2211 prenotazioni cancellate da questa ultima settimana di febbraio sino al 15 ottobre 2020. A causa, naturalmente, dell’emergenza Coronavirus. E’ il dato relativo ad un solo albergo (che preferiamo non citare) della provincia di Treviso: un dato senz’altro sufficiente a farsi un’idea del crack che stanno registrando in queste ore tutte le strutture ricettive del territorio.
2211 disdette (tra cui 22 banchetti, 667 gruppi allotment, 60 gruppi extra allotment, 57 gruppi su richiesta, 70 meeting) in un unico albergo rappresentano una statistica terrificante, in grado di fotografare in modo esemplificativo ed eloquente quelli che sono i danni collaterali del Coronavirus.
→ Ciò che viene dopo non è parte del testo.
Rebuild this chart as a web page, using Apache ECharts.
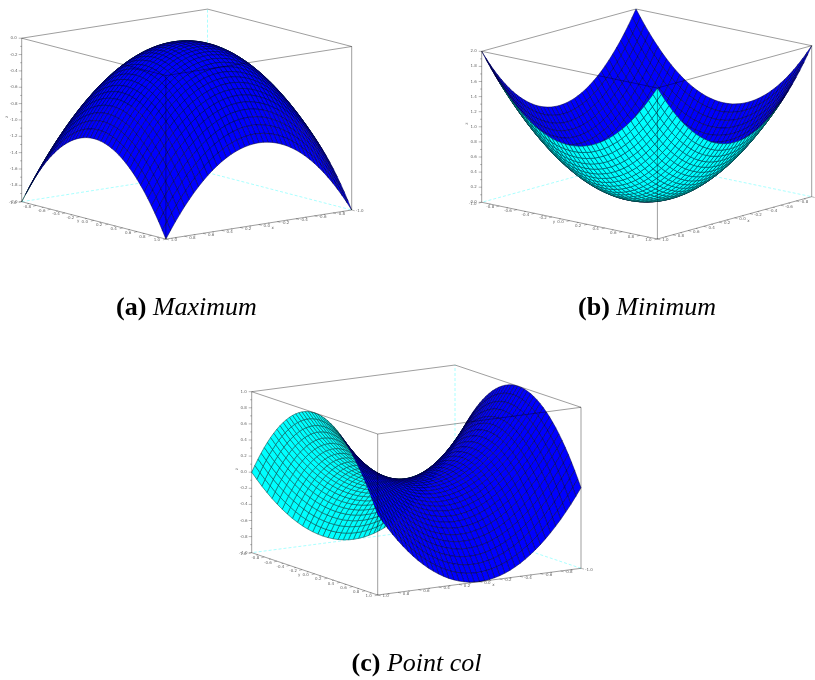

Se infatti, oggi, l’emergenza si concentra giustamente sulla gravità di carattere sanitario (e quindi sulla lotta dell’Ulss e del mondo medico-farmacistico alla minaccia Covid-19), l’auspicabile speranza che a stretto giro di posta questo nemico infettivo venga sconfitto ci porta, giornalisticamente, a spostare lo sguardo un po’ più in là.
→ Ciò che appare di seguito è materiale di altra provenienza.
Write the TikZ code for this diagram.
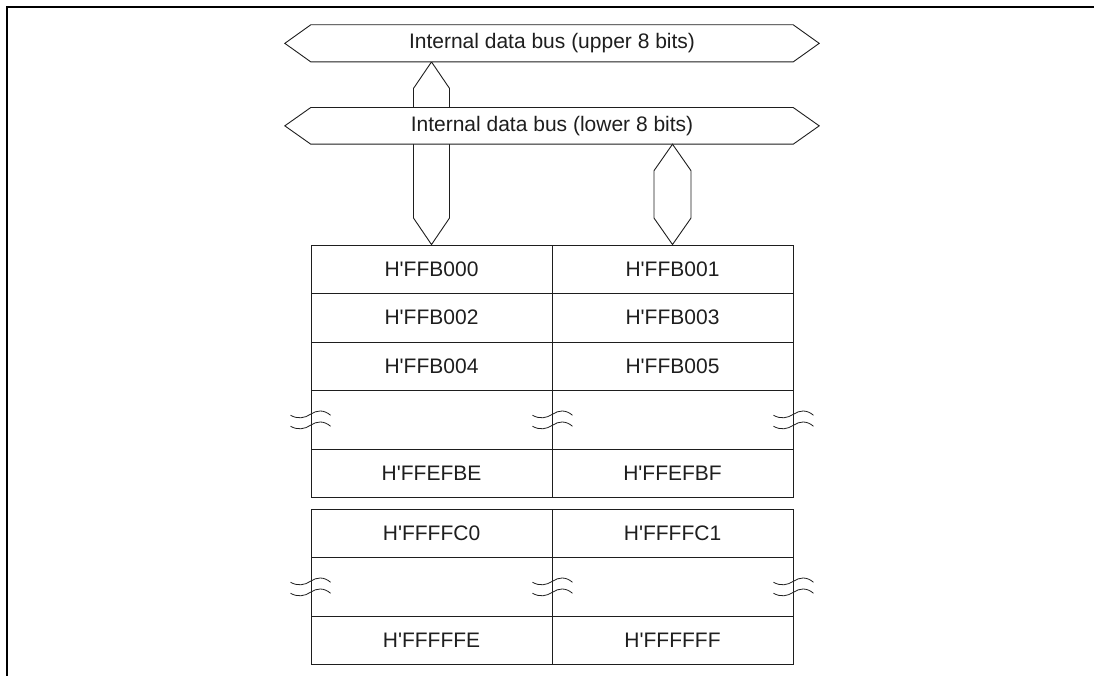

Le prime proiezioni elaborate a livello nazionale, infatti, stimano che la contrazione turistico-alberghiera interna nel medio-periodo (leggi: disdette sulla primavera-estate 2020) possa toccare picchi negativi del -70/80%, nelle zone maggiormente colpite dal contagio: quindi Lombardia in primis, ma anche Lazio e, ça va sans dire, il nostro Veneto.
Locomotiva nazionale della ricezione turistico-alberghiera (e sesta regione europea in assoluto ogni anno) il Veneto si trova oggi ad interrogarsi sui danni collaterali del Coronavirus, ossia l’implosione economica generata dal crollo delle presenze e delle prenotazioni, non soltanto turistiche. Ad interrogarsi e a fronteggiarli: perché dove non è in gioco la vita, sono in pericolo innumerevoli posti di lavoro.